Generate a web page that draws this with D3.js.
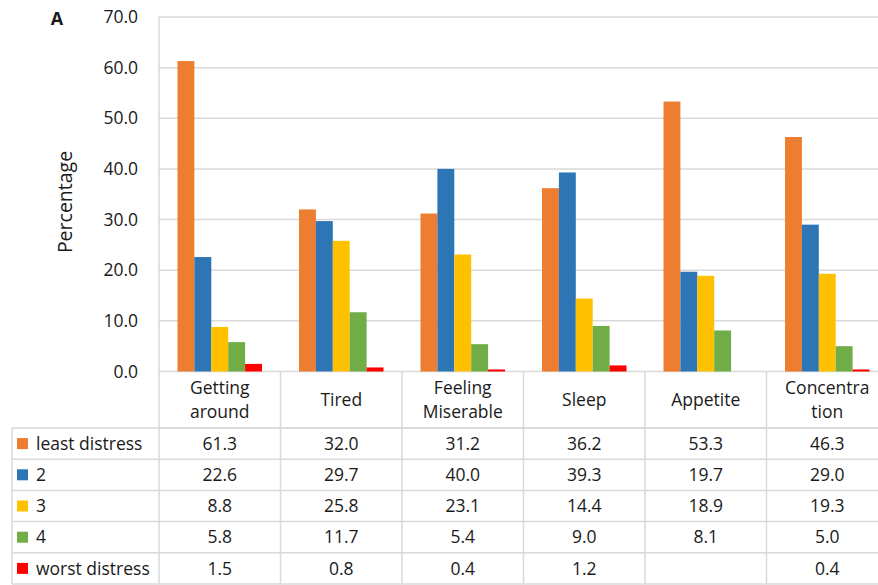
<!DOCTYPE html>
<html>
<head>
<meta charset="utf-8">
<script src="https://cdn.jsdelivr.net/npm/d3@7/dist/d3.min.js"></script>
<style>
	body { margin: 0; background: #fff; }
	svg text { font-family: "Open Sans", "Noto Sans", sans-serif; fill: #1a1a1a; }
</style>
</head>
<body>
<div id="chart"></div>
<script>
// categories (header lines) and series
var categories = ["Getting around", "Tired", "Feeling Miserable", "Sleep", "Appetite", "Concentration"];
var categoryLines = [["Getting", "around"], ["Tired"], ["Feeling", "Miserable"], ["Sleep"], ["Appetite"], ["Concentra", "tion"]];
var seriesNames = ["least distress", "2", "3", "4", "worst distress"];
var seriesColors = ["#ED7D31", "#2E75B6", "#FFC000", "#70AD47", "#FF0000"];

var leastDistress = [61.3, 32.0, 31.2, 36.2, 53.3, 46.3];
var distress2 = [22.6, 29.7, 40.0, 39.3, 19.7, 29.0];
var distress3 = [8.8, 25.8, 23.1, 14.4, 18.9, 19.3];
var distress4 = [5.8, 11.7, 5.4, 9.0, 8.1, 5.0];
var worstDistress = [1.5, 0.8, 0.4, 1.2, null, 0.4];
var series = [leastDistress, distress2, distress3, distress4, worstDistress];

var yTicks = [0, 10, 20, 30, 40, 50, 60, 70];

var W = 878, H = 585;
var plotLeft = 159, colW = 121.5, plotTop = 17, plotBottom = 371.5;
var tableLeft = 12, headerBottom = 428, rowH = 31.2;
var gridColor = "#d9d9d9";
var tableFont = "17.5px";

var svg = d3.select("#chart").append("svg").attr("width", W).attr("height", H);
svg.append("rect").attr("width", W).attr("height", H).attr("fill", "#fff");

var x = d3.scaleBand().domain(categories).range([plotLeft, plotLeft + colW*categories.length]).padding(0);
var xs = d3.scaleBand().domain(seriesNames).range([18.5, colW - 18.5]).padding(0);
var y = d3.scaleLinear().domain([0, 70]).range([plotBottom, plotTop]);
var right = plotLeft + colW*categories.length;

// gridlines
svg.append("g").selectAll("line").data(yTicks).enter().append("line")
	.attr("x1", plotLeft).attr("x2", right)
	.attr("y1", function(d){return y(d);}).attr("y2", function(d){return y(d);})
	.style("stroke", gridColor).style("stroke-width", 1.5);
svg.append("line").attr("x1", plotLeft).attr("x2", plotLeft).attr("y1", plotTop).attr("y2", plotBottom)
	.style("stroke", gridColor).style("stroke-width", 1.5);

// y axis labels
var yAxis = d3.axisLeft(y).tickValues(yTicks).tickFormat(d3.format(".1f")).tickSize(0).tickPadding(21);
var ga = svg.append("g").attr("transform", "translate(" + plotLeft + ",0)").call(yAxis);
ga.select(".domain").remove();
ga.selectAll("text").style("font-size", "17.5px").style("fill", "#1a1a1a")
	.style("font-family", "'Open Sans', sans-serif");

svg.append("text").attr("transform", "translate(72,202) rotate(-90)")
	.attr("text-anchor", "middle").style("font-size", "19.5px").text("Percentage");
svg.append("text").attr("x", 57).attr("y", 25).attr("text-anchor", "middle")
	.style("font-size", "18px").style("font-weight", "bold").text("A");

// bars
series.forEach(function(vals, si){
	svg.append("g").selectAll("rect")
		.data(vals.map(function(v, i){return {c: categories[i], v: v};}).filter(function(d){return d.v != null;}))
		.enter().append("rect")
		.attr("x", function(d){return x(d.c) + xs(seriesNames[si]);})
		.attr("width", xs.bandwidth())
		.attr("y", function(d){return y(d.v);})
		.attr("height", function(d){return y(0) - y(d.v);})
		.style("fill", seriesColors[si]);
});

// data table
var table = svg.append("g");
var tableBottom = headerBottom + rowH*seriesNames.length;
d3.range(categories.length + 1).forEach(function(i){
	table.append("line").attr("x1", plotLeft + i*colW).attr("x2", plotLeft + i*colW)
		.attr("y1", plotBottom).attr("y2", tableBottom)
		.style("stroke", gridColor).style("stroke-width", 1.5);
});
d3.range(seriesNames.length + 1).forEach(function(r){
	var yy = headerBottom + r*rowH;
	table.append("line").attr("x1", r == 0 ? plotLeft : tableLeft).attr("x2", right).attr("y1", yy).attr("y2", yy)
		.style("stroke", gridColor).style("stroke-width", 1.5);
});
table.append("line").attr("x1", tableLeft).attr("x2", right).attr("y1", headerBottom).attr("y2", headerBottom)
	.style("stroke", gridColor).style("stroke-width", 1.5);
table.append("line").attr("x1", tableLeft).attr("x2", tableLeft).attr("y1", headerBottom).attr("y2", tableBottom)
	.style("stroke", gridColor).style("stroke-width", 1.5);

categories.forEach(function(c, i){
	var lines = categoryLines[i];
	var cx = x(c) + colW/2;
	var midY = (plotBottom + headerBottom)/2;
	lines.forEach(function(t, li){
		table.append("text").attr("x", cx)
			.attr("y", midY + (li - (lines.length - 1)/2)*24)
			.attr("dy", "0.35em").attr("text-anchor", "middle")
			.style("font-size", tableFont).text(t);
	});
});

seriesNames.forEach(function(s, si){
	var cy = headerBottom + si*rowH + rowH/2;
	table.append("rect").attr("x", 17).attr("y", cy - 5.5).attr("width", 11).attr("height", 11)
		.style("fill", seriesColors[si]);
	table.append("text").attr("x", 36).attr("y", cy).attr("dy", "0.35em")
		.style("font-size", tableFont).text(s);
	series[si].forEach(function(v, i){
		if(v == null) return;
		table.append("text").attr("x", x(categories[i]) + colW/2).attr("y", cy).attr("dy", "0.35em")
			.attr("text-anchor", "middle").style("font-size", tableFont).text(v.toFixed(1));
	});
});
</script>
</body>
</html>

══════════════════════════════

[Exercise objective] Omitting all images, print the listing exactly.

[Output for this exercise]
Generate a web page that draws this with D3.js.
<!DOCTYPE html>
<html>
<head>
<meta charset="utf-8">
<script src="https://cdn.jsdelivr.net/npm/d3@7/dist/d3.min.js"></script>
<style>
	body { margin: 0; background: #fff; }
	svg text { font-family: "Open Sans", "Noto Sans", sans-serif; fill: #1a1a1a; }
</style>
</head>
<body>
<div id="chart"></div>
<script>
// categories (header lines) and series
var categories = ["Getting around", "Tired", "Feeling Miserable", "Sleep", "Appetite", "Concentration"];
var categoryLines = [["Getting", "around"], ["Tired"], ["Feeling", "Miserable"], ["Sleep"], ["Appetite"], ["Concentra", "tion"]];
var seriesNames = ["least distress", "2", "3", "4", "worst distress"];
var seriesColors = ["#ED7D31", "#2E75B6", "#FFC000", "#70AD47", "#FF0000"];

var leastDistress = [61.3, 32.0, 31.2, 36.2, 53.3, 46.3];
var distress2 = [22.6, 29.7, 40.0, 39.3, 19.7, 29.0];
var distress3 = [8.8, 25.8, 23.1, 14.4, 18.9, 19.3];
var distress4 = [5.8, 11.7, 5.4, 9.0, 8.1, 5.0];
var worstDistress = [1.5, 0.8, 0.4, 1.2, null, 0.4];
var series = [leastDistress, distress2, distress3, distress4, worstDistress];

var yTicks = [0, 10, 20, 30, 40, 50, 60, 70];

var W = 878, H = 585;
var plotLeft = 159, colW = 121.5, plotTop = 17, plotBottom = 371.5;
var tableLeft = 12, headerBottom = 428, rowH = 31.2;
var gridColor = "#d9d9d9";
var tableFont = "17.5px";

var svg = d3.select("#chart").append("svg").attr("width", W).attr("height", H);
svg.append("rect").attr("width", W).attr("height", H).attr("fill", "#fff");

var x = d3.scaleBand().domain(categories).range([plotLeft, plotLeft + colW*categories.length]).padding(0);
var xs = d3.scaleBand().domain(seriesNames).range([18.5, colW - 18.5]).padding(0);
var y = d3.scaleLinear().domain([0, 70]).range([plotBottom, plotTop]);
var right = plotLeft + colW*categories.length;

// gridlines
svg.append("g").selectAll("line").data(yTicks).enter().append("line")
	.attr("x1", plotLeft).attr("x2", right)
	.attr("y1", function(d){return y(d);}).attr("y2", function(d){return y(d);})
	.style("stroke", gridColor).style("stroke-width", 1.5);
svg.append("line").attr("x1", plotLeft).attr("x2", plotLeft).attr("y1", plotTop).attr("y2", plotBottom)
	.style("stroke", gridColor).style("stroke-width", 1.5);

// y axis labels
var yAxis = d3.axisLeft(y).tickValues(yTicks).tickFormat(d3.format(".1f")).tickSize(0).tickPadding(21);
var ga = svg.append("g").attr("transform", "translate(" + plotLeft + ",0)").call(yAxis);
ga.select(".domain").remove();
ga.selectAll("text").style("font-size", "17.5px").style("fill", "#1a1a1a")
	.style("font-family", "'Open Sans', sans-serif");

svg.append("text").attr("transform", "translate(72,202) rotate(-90)")
	.attr("text-anchor", "middle").style("font-size", "19.5px").text("Percentage");
svg.append("text").attr("x", 57).attr("y", 25).attr("text-anchor", "middle")
	.style("font-size", "18px").style("font-weight", "bold").text("A");

// bars
series.forEach(function(vals, si){
	svg.append("g").selectAll("rect")
		.data(vals.map(function(v, i){return {c: categories[i], v: v};}).filter(function(d){return d.v != null;}))
		.enter().append("rect")
		.attr("x", function(d){return x(d.c) + xs(seriesNames[si]);})
		.attr("width", xs.bandwidth())
		.attr("y", function(d){return y(d.v);})
		.attr("height", function(d){return y(0) - y(d.v);})
		.style("fill", seriesColors[si]);
});

// data table
var table = svg.append("g");
var tableBottom = headerBottom + rowH*seriesNames.length;
d3.range(categories.length + 1).forEach(function(i){
	table.append("line").attr("x1", plotLeft + i*colW).attr("x2", plotLeft + i*colW)
		.attr("y1", plotBottom).attr("y2", tableBottom)
		.style("stroke", gridColor).style("stroke-width", 1.5);
});
d3.range(seriesNames.length + 1).forEach(function(r){
	var yy = headerBottom + r*rowH;
	table.append("line").attr("x1", r == 0 ? plotLeft : tableLeft).attr("x2", right).attr("y1", yy).attr("y2", yy)
		.style("stroke", gridColor).style("stroke-width", 1.5);
});
table.append("line").attr("x1", tableLeft).attr("x2", right).attr("y1", headerBottom).attr("y2", headerBottom)
	.style("stroke", gridColor).style("stroke-width", 1.5);
table.append("line").attr("x1", tableLeft).attr("x2", tableLeft).attr("y1", headerBottom).attr("y2", tableBottom)
	.style("stroke", gridColor).style("stroke-width", 1.5);

categories.forEach(function(c, i){
	var lines = categoryLines[i];
	var cx = x(c) + colW/2;
	var midY = (plotBottom + headerBottom)/2;
	lines.forEach(function(t, li){
		table.append("text").attr("x", cx)
			.attr("y", midY + (li - (lines.length - 1)/2)*24)
			.attr("dy", "0.35em").attr("text-anchor", "middle")
			.style("font-size", tableFont).text(t);
	});
});

seriesNames.forEach(function(s, si){
	var cy = headerBottom + si*rowH + rowH/2;
	table.append("rect").attr("x", 17).attr("y", cy - 5.5).attr("width", 11).attr("height", 11)
		.style("fill", seriesColors[si]);
	table.append("text").attr("x", 36).attr("y", cy).attr("dy", "0.35em")
		.style("font-size", tableFont).text(s);
	series[si].forEach(function(v, i){
		if(v == null) return;
		table.append("text").attr("x", x(categories[i]) + colW/2).attr("y", cy).attr("dy", "0.35em")
			.attr("text-anchor", "middle").style("font-size", tableFont).text(v.toFixed(1));
	});
});
</script>
</body>
</html>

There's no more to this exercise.